FINOM lights are Protection class 1 (IEC protection classes defined in IEC 61140)
In the electrical appliance manufacturing industry, the following IEC protection classes are defined in IEC 61140 and used to differentiate between the protective-earth connection requirements of devices. These appliances must have their chassis connected to electrical earth.
These appliances must have their chassis connected to electrical earth (US: ground) by a separate earth conductor (coloured green/yellow in most countries, green in the US, Canada and Japan). The earth connection is achieved with a 3-conductor mains cable, typically ending with 3-prong AC connector which plugs into a corresponding AC outlet. A fault in the appliance which causes a live conductor to contact the casing will cause a current to flow in the earth conductor. If large enough, this current will trip an over-current device (fuse or circuit breaker (CB)) and disconnect the supply. (Source: en.wikipedia.org/wiki/Appliance_classes).
IP Code Class
FINOM light belongs to IP Code class IP20 (IP Code, International Protection Marking, IEC standard 60529).
The IP Code, International Protection Marking, IEC standard 60529, sometimes interpreted as Ingress Protection Marking, classifies and rates the degree of protection provided against intrusion (body parts such as hands and fingers), dust, accidental contact, and water by mechanical casings and electrical enclosures. It is published by the International Electrotechnical Commission (IEC). The equivalent European standard is EN 60529.

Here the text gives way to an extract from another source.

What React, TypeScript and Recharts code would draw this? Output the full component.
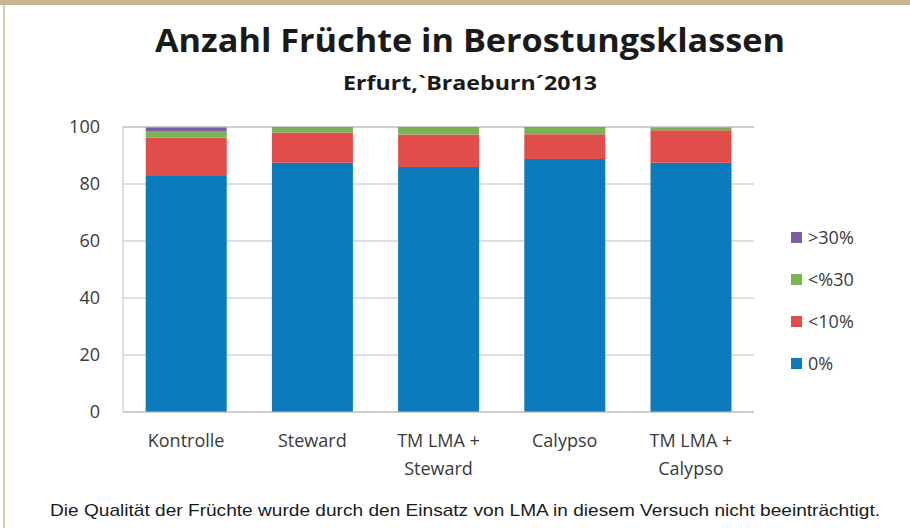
import { BarChart, Bar, XAxis, YAxis, CartesianGrid, Legend } from 'recharts';

const categories = ['Kontrolle', 'Steward', 'TM LMA +\nSteward', 'Calypso', 'TM LMA +\nCalypso'];
const klasse0 = [82.8, 87.5, 86.0, 88.8, 87.5];
const klasse10 = [13.4, 10.6, 11.4, 8.7, 11.4];
const klasse30 = [2.4, 1.7, 2.4, 2.3, 0.8];
const klasseUeber30 = [1.2, 0.2, 0.2, 0.2, 0.1];
const yTicks = [0, 20, 40, 60, 80, 100];

const series = [
  { key: 'k0', name: '0%', color: '#0B7BBE', values: klasse0 },
  { key: 'k10', name: '<10%', color: '#E04D4A', values: klasse10 },
  { key: 'k30', name: '<%30', color: '#7AB356', values: klasse30 },
  { key: 'k31', name: '>30%', color: '#7B5EA8', values: klasseUeber30 },
];

const data = categories.map((label, i) => {
  const row: any = { label };
  series.forEach((s) => (row[s.key] = s.values[i]));
  return row;
});

const FONT = "'Open Sans', sans-serif";

function XTick({ x, y, payload }: any) {
  const lines = String(payload.value).split('\n');
  return (
    <text x={x} y={y} textAnchor="middle" fill="#3a3a3a" fontSize={18} fontFamily={FONT}>
      {lines.map((l, i) => (
        <tspan key={i} x={x} dy={i === 0 ? 27 : 28}>
          {l}
        </tspan>
      ))}
    </text>
  );
}

function YTick({ y, payload }: any) {
  return (
    <text x={100} y={y} dy={6} textAnchor="end" fill="#3a3a3a" fontSize={18} fontFamily={FONT}>
      {payload.value}
    </text>
  );
}

function LegendBox() {
  return (
    <div style={{ fontFamily: FONT, fontSize: 18, color: '#3a3a3a' }}>
      {[...series].reverse().map((s) => (
        <div key={s.key} style={{ display: 'flex', alignItems: 'center', height: 42 }}>
          <span style={{ width: 11, height: 11, background: s.color, marginRight: 6 }} />
          {s.name}
        </div>
      ))}
    </div>
  );
}

export default function App() {
  return (
    <div style={{ position: 'absolute', left: 0, top: 0, width: 910, height: 528, background: '#fff', overflow: 'hidden' }}>
      <div style={{ position: 'absolute', left: 0, top: 0, width: 910, height: 5, background: '#C9B490' }} />
      <div style={{ position: 'absolute', left: 3, top: 5, width: 2, height: 523, background: '#DCCAA8' }} />
      <svg width={910} height={528} style={{ position: 'absolute', left: 0, top: 0 }}>
        <text x={470} y={52} textAnchor="middle" fontFamily={FONT} fontWeight="bold" fontSize={33} fill="#1a1a1a"
          textLength={630} lengthAdjust="spacingAndGlyphs">
          Anzahl Früchte in Berostungsklassen
        </text>
        <text x={470} y={90} textAnchor="middle" fontFamily={FONT} fontWeight="bold" fontSize={19} fill="#1a1a1a"
          textLength={254} lengthAdjust="spacingAndGlyphs">
          Erfurt,`Braeburn´2013
        </text>
        <text x={465} y={516} textAnchor="middle" fontFamily="'Liberation Sans', Arial, sans-serif" fontSize={17} fill="#1a1a1a"
          textLength={830} lengthAdjust="spacingAndGlyphs">
          Die Qualität der Früchte wurde durch den Einsatz von LMA in diesem Versuch nicht beeinträchtigt.
        </text>
      </svg>
      <div style={{ position: 'absolute', left: 0, top: 0 }}>
        <BarChart width={910} height={528} data={data} margin={{ top: 127, right: 156, bottom: 56, left: 73 }}
          barCategoryGap="18%">
          <CartesianGrid horizontal vertical={false} stroke="#BFBFBF" />
          <XAxis dataKey="label" height={60} axisLine={{ stroke: '#BFBFBF' }} tickLine={false} tick={<XTick />} interval={0} />
          <YAxis width={50} domain={[0, 100]} ticks={yTicks} axisLine={{ stroke: '#BFBFBF' }} tickLine={false} tick={<YTick />} />
          <Legend layout="horizontal" align="center" verticalAlign="middle" content={<LegendBox />}
            wrapperStyle={{ left: 791, top: 216, width: 110 }} />
          {series.map((s) => (
            <Bar key={s.key} dataKey={s.key} name={s.name} stackId="a" fill={s.color} isAnimationActive={false} />
          ))}
        </BarChart>
      </div>
    </div>
  );
}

IP indication is normally expressed with two numbers. First digit indicates solid particle protection and second digit indicates liquid ingress protection.The first digit indicates the level of protection that the enclosure provides against access to hazardous parts (e.g., electrical conductors, moving parts) and the ingress of solid foreign objects. The second digit indicates the level of protection that the enclosure provides against harmful ingress of water.
IP 20 means that the product is effective against objects bigger than 12,5 mm (e.g. a finger) and that it has no protection against any liquid or dripping water. (Source: en.wikipedia.org/wiki/IP_Code).